Pre-trained language models like BERT produce powerful contextual word representations, but deriving high-quality sentence-level representations from them remains a surprisingly difficult problem. Naive approaches such as averaging token embeddings or using the [CLS] token often yield sentence embeddings that underperform even non-contextual baselines like GloVe on semantic similarity tasks. This phenomenon, sometimes called the anisotropy problem, occurs because BERT's token representations tend to occupy a narrow cone in the embedding space, making cosine similarity an unreliable measure of semantic similarity.

How bad is the problem? In a preliminary experiment, the authors constructed sentence embeddings using various combinations of BERT layers and pooling methods, and tested them on STS-B. BERT-base's Spearman correlation (x100) ranged from as low as 16.71 ([CLS] at layer 10) to 63.19 (max pooling at layer 2). This dramatic variance -- nearly 47 points depending on the layer/pooling choice -- revealed that the standard practice of using the final-layer [CLS] token is far from optimal, and that there is substantial room for improvement.
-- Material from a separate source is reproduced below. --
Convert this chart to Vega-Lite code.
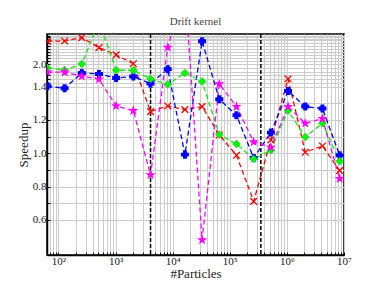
{
  "$schema": "https://vega.github.io/schema/vega-lite/v6.json",
  "width": 297,
  "height": 221,
  "autosize": "none",
  "padding": {"left": 47, "top": 34, "right": 38, "bottom": 32},
  "background": "white",
  "config": {
    "font": "Liberation Serif",
    "view": {"stroke": "black", "strokeWidth": 1.5},
    "axis": {"grid": true, "gridColor": "#cccccc", "gridWidth": 1, "domainColor": "black", "domainWidth": 1.5, "tickColor": "black", "labelFont": "Liberation Serif", "titleFont": "Liberation Serif", "labelColor": "#222", "titleColor": "#222", "titleFontWeight": "normal"}
  },
  "title": {"text": "Drift kernel", "fontSize": 11, "fontWeight": "normal", "color": "#444", "font": "Liberation Serif", "offset": 3},
  "datasets": {
    "speed": [
      {"n": 64, "series": "red", "speedup": 2.76},
      {"n": 128, "series": "red", "speedup": 2.77},
      {"n": 256, "series": "red", "speedup": 2.88},
      {"n": 512, "series": "red", "speedup": 2.55},
      {"n": 1024, "series": "red", "speedup": 2.31},
      {"n": 2048, "series": "red", "speedup": 2.02},
      {"n": 4096, "series": "red", "speedup": 1.25},
      {"n": 8192, "series": "red", "speedup": 1.284},
      {"n": 16384, "series": "red", "speedup": 1.262},
      {"n": 32768, "series": "red", "speedup": 1.28},
      {"n": 65536, "series": "red", "speedup": 1.11},
      {"n": 131072, "series": "red", "speedup": 0.988},
      {"n": 262144, "series": "red", "speedup": 0.712},
      {"n": 524288, "series": "red", "speedup": 1.08},
      {"n": 1048576, "series": "red", "speedup": 1.61},
      {"n": 2097152, "series": "red", "speedup": 1.006},
      {"n": 4194304, "series": "red", "speedup": 1.044},
      {"n": 8388608, "series": "red", "speedup": 0.896},
      {"n": 64, "series": "blue", "speedup": 1.41},
      {"n": 128, "series": "blue", "speedup": 1.39},
      {"n": 256, "series": "blue", "speedup": 1.766},
      {"n": 512, "series": "blue", "speedup": 1.74},
      {"n": 1024, "series": "blue", "speedup": 1.63},
      {"n": 2048, "series": "blue", "speedup": 1.67},
      {"n": 4096, "series": "blue", "speedup": 1.48},
      {"n": 8192, "series": "blue", "speedup": 1.87},
      {"n": 16384, "series": "blue", "speedup": 0.992},
      {"n": 32768, "series": "blue", "speedup": 2.76},
      {"n": 65536, "series": "blue", "speedup": 1.324},
      {"n": 131072, "series": "blue", "speedup": 1.228},
      {"n": 262144, "series": "blue", "speedup": 0.972},
      {"n": 524288, "series": "blue", "speedup": 1.124},
      {"n": 1048576, "series": "blue", "speedup": 1.374},
      {"n": 2097152, "series": "blue", "speedup": 1.28},
      {"n": 4194304, "series": "blue", "speedup": 1.268},
      {"n": 8388608, "series": "blue", "speedup": 0.988},
      {"n": 64, "series": "green", "speedup": 1.9},
      {"n": 128, "series": "green", "speedup": 1.847},
      {"n": 256, "series": "green", "speedup": 2.01},
      {"n": 512, "series": "green", "speedup": 3.4},
      {"n": 1024, "series": "green", "speedup": 1.84},
      {"n": 2048, "series": "green", "speedup": 1.84},
      {"n": 4096, "series": "green", "speedup": 1.61},
      {"n": 8192, "series": "green", "speedup": 1.46},
      {"n": 16384, "series": "green", "speedup": 1.766},
      {"n": 32768, "series": "green", "speedup": 1.54},
      {"n": 65536, "series": "green", "speedup": 1.112},
      {"n": 131072, "series": "green", "speedup": 1.056},
      {"n": 262144, "series": "green", "speedup": 0.966},
      {"n": 524288, "series": "green", "speedup": 1.018},
      {"n": 1048576, "series": "green", "speedup": 1.256},
      {"n": 2097152, "series": "green", "speedup": 1.098},
      {"n": 4194304, "series": "green", "speedup": 1.18},
      {"n": 8388608, "series": "green", "speedup": 0.952},
      {"n": 64, "series": "magenta", "speedup": 1.79},
      {"n": 128, "series": "magenta", "speedup": 1.79},
      {"n": 256, "series": "magenta", "speedup": 1.68},
      {"n": 512, "series": "magenta", "speedup": 1.6},
      {"n": 1024, "series": "magenta", "speedup": 1.284},
      {"n": 2048, "series": "magenta", "speedup": 1.256},
      {"n": 4096, "series": "magenta", "speedup": 0.87},
      {"n": 8192, "series": "magenta", "speedup": 2.56},
      {"n": 16384, "series": "magenta", "speedup": 4.6},
      {"n": 32768, "series": "magenta", "speedup": 0.48},
      {"n": 65536, "series": "magenta", "speedup": 1.47},
      {"n": 131072, "series": "magenta", "speedup": 1.28},
      {"n": 262144, "series": "magenta", "speedup": 1.068},
      {"n": 524288, "series": "magenta", "speedup": 1.036},
      {"n": 1048576, "series": "magenta", "speedup": 1.28},
      {"n": 2097152, "series": "magenta", "speedup": 1.18},
      {"n": 4194304, "series": "magenta", "speedup": 1.208},
      {"n": 8388608, "series": "magenta", "speedup": 0.848}
    ],
    "marks": [{"n": 4096}, {"n": 350000}]
  },
  "encoding": {
    "x": {
      "field": "n", "type": "quantitative",
      "scale": {"type": "log", "domain": [63, 10000000], "nice": false},
      "axis": {
        "title": "#Particles", "titleFontSize": 13, "titlePadding": 1,
        "values": [70,80,90,100,200,300,400,500,600,700,800,900,1000,2000,3000,4000,5000,6000,7000,8000,9000,10000,20000,30000,40000,50000,60000,70000,80000,90000,100000,200000,300000,400000,500000,600000,700000,800000,900000,1000000,2000000,3000000,4000000,5000000,6000000,7000000,8000000,9000000,10000000],
        "labelExpr": "datum.value == 100 ? '10²' : datum.value == 1000 ? '10³' : datum.value == 10000 ? '10⁴' : datum.value == 100000 ? '10⁵' : datum.value == 1000000 ? '10⁶' : datum.value == 10000000 ? '10⁷' : ''",
        "labelFontSize": 11, "labelPadding": 3, "tickSize": -3, "labelFlush": false, "labelOverlap": false
      }
    },
    "y": {
      "field": "speedup", "type": "quantitative",
      "scale": {"type": "linear", "domain": [0.39, 1.4, 2.0, 3.0], "range": [221, 52.6, 30.3, 0], "nice": false, "zero": false},
      "axis": {
        "title": "Speedup", "titleFontSize": 13, "titlePadding": 2,
        "values": [0.6,0.7,0.8,0.9,1.0,1.1,1.2,1.3,1.4,1.5,1.6,1.7,1.8,1.9,2.0,2.1,2.2,2.3,2.4,2.5,2.6,2.7,2.8,2.85,2.9,2.95],
        "labelExpr": "indexof([0.6,0.8,1,1.2,1.4,2], datum.value) >= 0 ? format(datum.value, '.1f') : ''",
        "labelFontSize": 11, "labelPadding": 4, "tickSize": -3, "labelOverlap": false, "labelFlush": false
      }
    }
  },
  "layer": [
    {
      "data": {"name": "marks"},
      "mark": {"type": "rule", "color": "black", "strokeDash": [4, 2], "strokeWidth": 1.5},
      "encoding": {"y": null}
    },
    {
      "data": {"name": "speed"},
      "mark": {"type": "line", "strokeDash": [5, 3], "strokeWidth": 1.3, "clip": true},
      "encoding": {
        "color": {"field": "series", "type": "nominal", "scale": {"domain": ["red", "blue", "green", "magenta"], "range": ["#ff0000", "#0000ff", "#11ee11", "#ff00ff"]}, "legend": null}
      }
    },
    {
      "data": {"name": "speed"},
      "mark": {"type": "point", "filled": true, "size": 45, "opacity": 1, "strokeWidth": 1.3, "clip": true},
      "encoding": {
        "color": {"field": "series", "type": "nominal", "scale": {"domain": ["red", "blue", "green", "magenta"], "range": ["#ff0000", "#0000ff", "#11ee11", "#ff00ff"]}, "legend": null},
        "stroke": {"field": "series", "type": "nominal", "scale": {"domain": ["red", "blue", "green", "magenta"], "range": ["#ff0000", "#0000ff", "#11ee11", "#ff00ff"]}, "legend": null},
        "shape": {"field": "series", "type": "nominal", "scale": {"domain": ["red", "blue", "green", "magenta"], "range": ["M-1,-1L1,1M1,-1L-1,1", "cross", "diamond", "M0,-1L0.235,-0.324L0.951,-0.309L0.38,0.124L0.588,0.809L0,0.4L-0.588,0.809L-0.38,0.124L-0.951,-0.309L-0.235,-0.324Z"]}, "legend": null}
      }
    }
  ]
}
Limitation of Prior Work: Existing contrastive learning methods for sentence embeddings (e.g., CERT by Fang and Xie (2020) using back-translation, or NLI-supervised methods like SBERT) rely on external datasets or augmentation pipelines to construct positive and negative pairs. Back-translation requires a translation model and introduces noise; NLI supervision limits applicability to domains where such data exists. These dependencies restrict their use in specialized text domains and introduce potential domain mismatch.

Key Insight: Different layers of BERT capture different levels of linguistic abstraction -- lower layers encode surface-level and syntactic features while higher layers encode more semantic information (Jawahar et al., 2019). This natural hierarchy provides a built-in source of diverse "views" of the same sentence, which can serve as a self-supervision signal for contrastive learning without any external data or augmentation. The intermediate representations are conceptually guaranteed to represent the corresponding sentence, making them ideal pivots for contrastive training.

Building on this insight, the authors propose Self-Guided Contrastive Learning, which fine-tunes BERT by contrasting its final-layer [CLS] representation against its own intermediate-layer representations. The method comes in two variants: SG (using the base NT-Xent loss) and SG-OPT (using a redesigned, optimized contrastive objective). The approach requires no external data, no augmentation, and no post-processing at inference time.

Proposed Method

The method fine-tunes BERT through a contrastive learning framework requiring only unlabeled sentences. The core idea is to clone BERT into two copies -- BERT_F (fixed, providing training signals from intermediate layers) and BERT_T (tuned, whose final-layer [CLS] is optimized as the sentence embedding) -- and train via a customized contrastive objective.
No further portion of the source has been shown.